3 thoughts on “A myth of urban Britain?

  1. Oh dear, the ‘its all good’ style-police have done their work well. Within my lifetime I have seen a genuine decline in the variety and quality of nature in the countryside. The UKEA did helpfully quantify the extent of this change. I used to fish the Great Ouse and hear water voles plop into the water from the bank, whilst clouds of insects whirred as dusk settled. Elvers would smother the lock walls. I returned last summer to a desolate ditch, strewn with litter. Bankside vegetation had mostly vanished to leave a vertical blank mud edge, if it had not been restrained by concrete revetments.

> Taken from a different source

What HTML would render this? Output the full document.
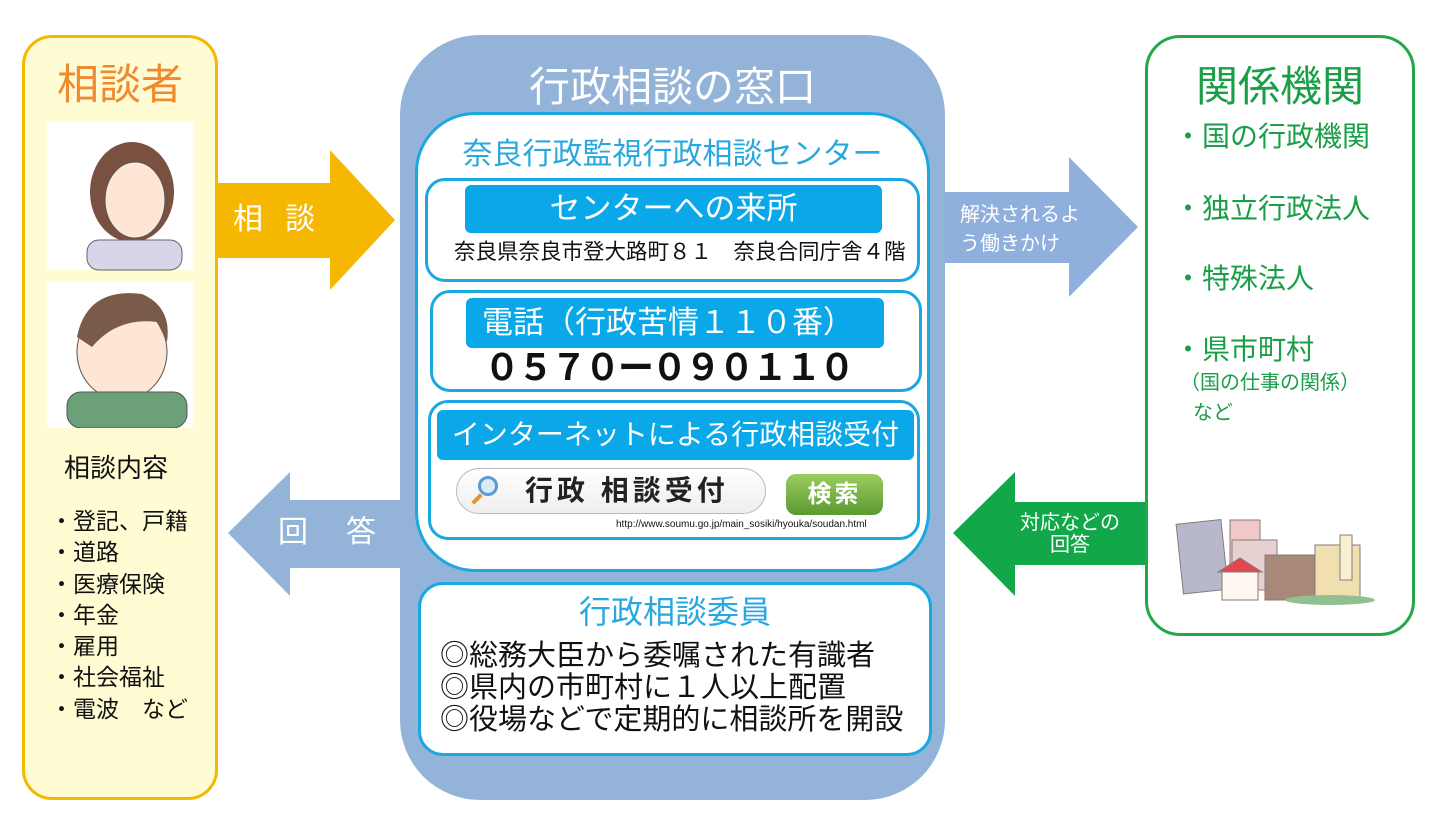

    Agriculture has destroyed most of the natural habitats in southern England, along with Forestry softwood plantations and intensive grazing further north.

    This scale of loss would be termed a ‘holocaust’ in any other context, yet the economics based politicians see it as being just a price to pay on the cost-benefit balance sheet.

    You respond: “Have the doom-mongers from the conservation groups been winding us up with their intimations of impending disaster? … In a word, no.”. And “There is no ‘natural’ – …”

    Despite several re-readings I cannot see if you agree with the amount of nature that has been lost, or see it is as a mistaken perception. It is true that nowadays most of British people’s encounters with nature will be in urban or sub-urban areas. Partially due the amount of time spent living there (the ‘recording pressure’) but also due to the massive declines in the countryside raising the relative proportion of nature found nearer human developments.

    As naturalists we need to be clear in our language and our meaning. We have seen and experienced a different world, which is rarely glimpsed by most people in this country. We should collaborate to develop our shared understanding and joy in the natural world to help other people see the beauty in the living world. We should develop an ecocentric perspective, which balances the anthropocentric demands of the “me…me…me…” generation.

    An ecocentric ethic will not appear under the existing way we live as compulsory consumers. However it is profoundly vital that it does appear, sooner rather than later.

    [J Patmore,
    http://www.Eco21st.com
    Brighton]

  2. And I wonder if he thinks the huge areas of back and front gardens which are either concreted over, covered in wooden decking or, as is now growing in popularity, being covered in ARTIFICIAL grass (for goodness sake!) Just because these fads do not constitute actual buildings does not mean that such land is not totally lost to our wildlife and therefore has been made ‘unnatural’.

  3. What did you expect from the BBC? Since the Hutton Inquiry they have sadly reverted to their default position of spinning the establishment view in all spheres – in this case that of the large landowners and agri-business.